3 Responses to “My experience with Ken and I-I”

  1. Stuart says:

    That was 24 carat Elliot.
    Rational comon sense (which ain’t so common) is like gold dust.
    I agree the ego will feed on your light. So eat or be eaten.

    The Attractively Fabulous Stuart

    (Glasgow, Scotland)

  2. ~C4Chaos says:

    hi Ray,

    first of, i’m glad to see you finally blogging. i’ve said it before to you and i’ll say it again: you deserve to have your own blog site for sharing your brilliant ideas and analysis.

    second, just to get things in perspective, i know that corner bookstore too. so let me just say that i know what you’re talking about.

    third, the tone of your narration here feels “balanced.”

    lastly, “The thing is that I liked Ken, but I’m no fan of bullshit and I won’t wear it from anyone, no matter who they are.”

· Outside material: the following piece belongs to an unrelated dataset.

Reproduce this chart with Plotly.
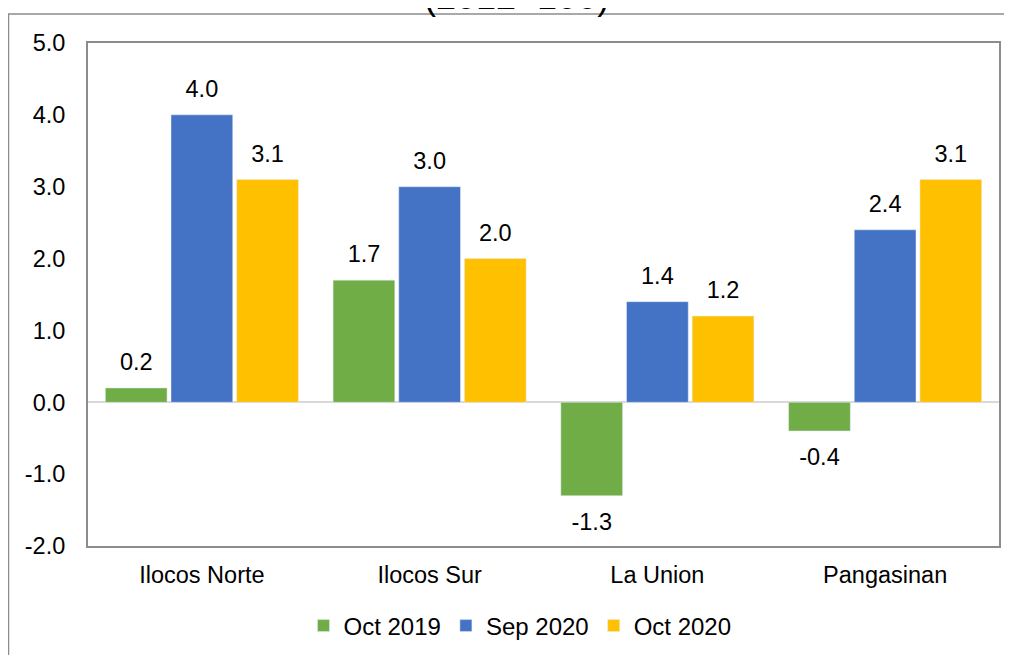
import plotly.graph_objects as go

categories = ["Ilocos Norte", "Ilocos Sur", "La Union", "Pangasinan"]
oct2019 = [0.2, 1.7, -1.3, -0.4]
sep2020 = [4.0, 3.0, 1.4, 2.4]
oct2020 = [3.1, 2.0, 1.2, 3.1]
series = [("Oct 2019", oct2019, "#70AD47"),
          ("Sep 2020", sep2020, "#4472C4"),
          ("Oct 2020", oct2020, "#FFC000")]
yticks = [-2, -1, 0, 1, 2, 3, 4, 5]

FS = 23.5
SPACER_POS = 10   # size of the small spacer line (controls label gap)
SPACER_NEG = 14


def label(v):
    big = f"<span style='font-size:{FS}px'>{v:.1f}</span>"
    dot = "<span style='color:rgba(0,0,0,0)'>.</span>"
    return f"{big}<br>{dot}" if v >= 0 else f"{dot}<br>{big}"


fig = go.Figure()
for name, vals, col in series:
    fig.add_trace(go.Bar(
        x=categories, y=vals, name=name, marker_color=col,
        text=[label(v) for v in vals], textposition="outside",
        textfont=dict(size=[SPACER_POS if v >= 0 else SPACER_NEG for v in vals],
                      color="#000000"),
        cliponaxis=False, constraintext="none",
    ))

# page is offset by the 8px body margin; coordinates below are figure pixels
L, R, T, B = 80, 21, 35, 117
W, H = 1012, 655
pw, ph = W - L - R, H - T - B

def px(x):
    return (x - L) / pw

def py(y):
    return (H - B - y) / ph

fig.update_layout(
    width=W, height=H,
    margin=dict(l=L, r=R, t=T, b=B),
    paper_bgcolor="white", plot_bgcolor="white",
    font=dict(family="Liberation Sans, Arial, sans-serif", size=FS, color="#000000"),
    barmode="group", bargap=0.135, bargroupgap=0.06,
    showlegend=True,
    legend=dict(orientation="h", x=px(512), xanchor="center", y=py(618), yanchor="middle",
                font=dict(size=24), traceorder="normal", itemwidth=30),
    xaxis=dict(showline=True, mirror=True, linecolor="#8c8c8c", linewidth=2,
               ticks="", showgrid=False, tickfont=dict(size=FS), ticklabelstandoff=7),
    yaxis=dict(range=[-2, 5], tickvals=yticks, ticktext=[f"{v:.1f}" for v in yticks],
               showline=True, mirror=True, linecolor="#8c8c8c", linewidth=2,
               showgrid=False, zeroline=True, zerolinecolor="#d9d9d9", zerolinewidth=1.5,
               ticks="", tickfont=dict(size=FS), ticklabelstandoff=16),
    shapes=[
        dict(type="line", xref="paper", yref="paper", x0=px(0), x1=px(1020), y0=py(6), y1=py(6),
             line=dict(color="#8c8c8c", width=1.5)),
        dict(type="line", xref="paper", yref="paper", x0=px(0.5), x1=px(0.5), y0=py(6), y1=py(660),
             line=dict(color="#8c8c8c", width=1.5)),
    ],
    annotations=[
        dict(text="(2012=100)", xref="paper", yref="paper", x=px(508), y=py(11),
             xanchor="center", yanchor="bottom", showarrow=False,
             font=dict(size=36, color="#000000")),
    ],
)

fig.write_html("out.html")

    that’s also my personal attitude towards Ken, I-I, and whoever i encounter along the path. my solution: keep the brilliant lessons. keep the ties. but also keep enough distance.

    my two cents.

    ~C (for Crowds got wisdom)

  3. Durwin Foster says:

    I really like this post, Ray — thanks. I think the mania insight is probably right on.